The opening night is the film's climax and its actual achievement. Nina dances the White Swan with a small misstep and is criticized. She returns to her dressing room, finds Lily there in costume, has a confrontation that ends with Nina stabbing Lily with a shard of mirror. She returns to stage as the Black Swan. She is transformed. The dance is real. Aronofsky cuts between Nina becoming the Black Swan and Nina with feathers and a beak, and the cuts are deliberately ambiguous about which is happening. The audience cheers.
She returns to the dressing room and discovers that the woman she stabbed was not Lily. It was herself. The shard is in her own abdomen. Lily was never in the room. The shadow was already integrated. The body was the price.
The final dance, the death of the White Swan, is performed by Nina with the wound concealed. She executes it perfectly. She climbs to the platform, falls into the mattress as the choreography requires, and the cast surrounds her. Thomas sees the blood. Nina, calm, says "I felt it. I felt perfect." She closes her eyes as the light goes white.
This is the tragedy of late integration. Nina got there. She danced the Black Swan. She united with what she had disowned. She felt perfect, which means she felt whole, which means the split closed. She had to die to do it. The body could not survive the speed of the unification. The film is not arguing that integration kills. It is arguing that integration deferred too long, attempted under too much pressure, with no scaffolding, can kill the body that the integration was supposed to inhabit.
Black Swan reads as horror because the horror genre is the only one comfortable with the language of physical transformation. Aronofsky uses the genre to depict an interior process that other genres cannot show directly. The feathers, the eye, the mirror — these are not gothic decorations. They are the visual grammar of what happens when an excluded half of a self comes back into a body that has spent decades pretending it did not exist.
Frequently Asked Questions
Q: What is Black Swan really about? A: The return of disowned psychological material in a personality that has no preparation for it. The Shadow integration is correct as a project. The pace is fatal because Nina has had no practice doing the work that should have started decades earlier.
Q: Did Nina actually kill Lily in Black Swan? A: No. The figure she stabbed was a projection of her own Shadow. The wound is on her own body. Lily was never in the room. The mirror shard is in Nina's abdomen.
Q: Does Nina die at the end of Black Swan? A: The film closes on her in her dressing room with a fatal wound, calmly saying "I felt perfect." The film does not show her death, but the wound is structurally lethal. She dies inside the moment of finally being whole.
Q: What does the White Swan and Black Swan duality represent? A: The two halves of an integrated self. White Swan is the obedient, perfect, technically excellent self Nina has cultivated. Black Swan is the appetitive, sexual, refusing self she has suppressed. The role requires both. The integration is the project.

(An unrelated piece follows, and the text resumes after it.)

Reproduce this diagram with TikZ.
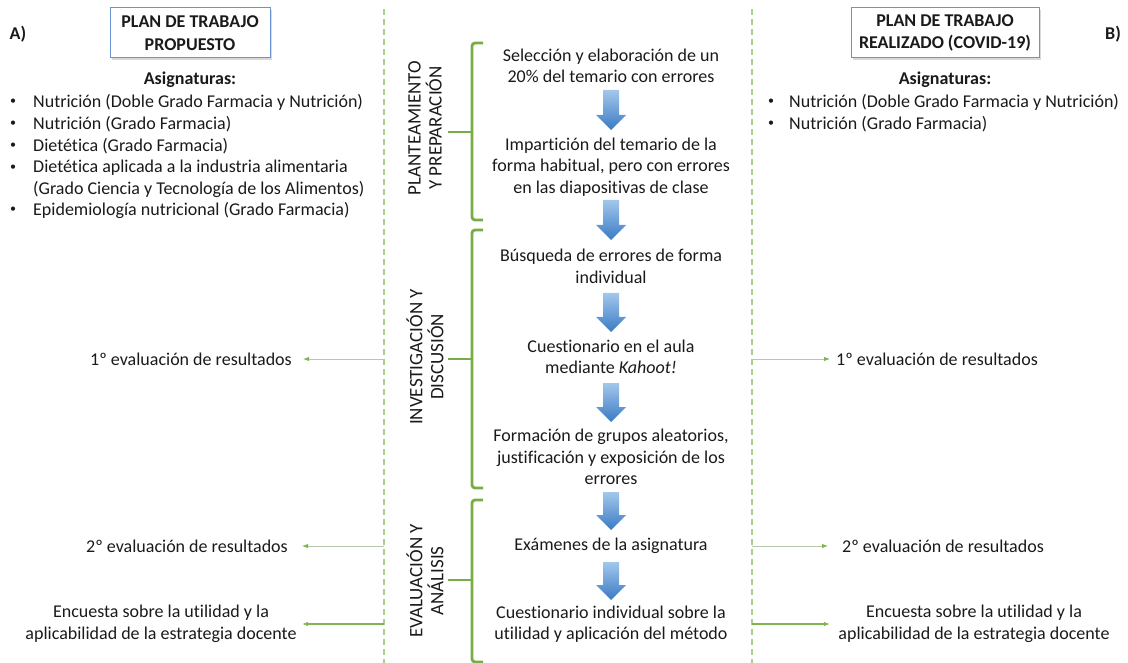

Q: Is Lily real in Black Swan? A: Lily-the-person is real. Lily-the-projection is also operating. The film deliberately keeps the two indistinguishable because the Shadow always wears the face of someone who actually exists in your life.
Q: What does Nina's mother represent? A: The structure that has held Nina at a developmental stage she should have left long ago. The mother's whole adult life is organized around managing Nina's career, which keeps Nina dependent. The maternal symbiosis is the precondition of Nina's split.
Q: Why is the film shot in such close handheld? A: To put the audience inside Nina's perceptual field. The transformations are not staged at a distance. They happen on her body in the same shot as her face. The camera refuses to leave her, because the film is about what is happening inside her skin.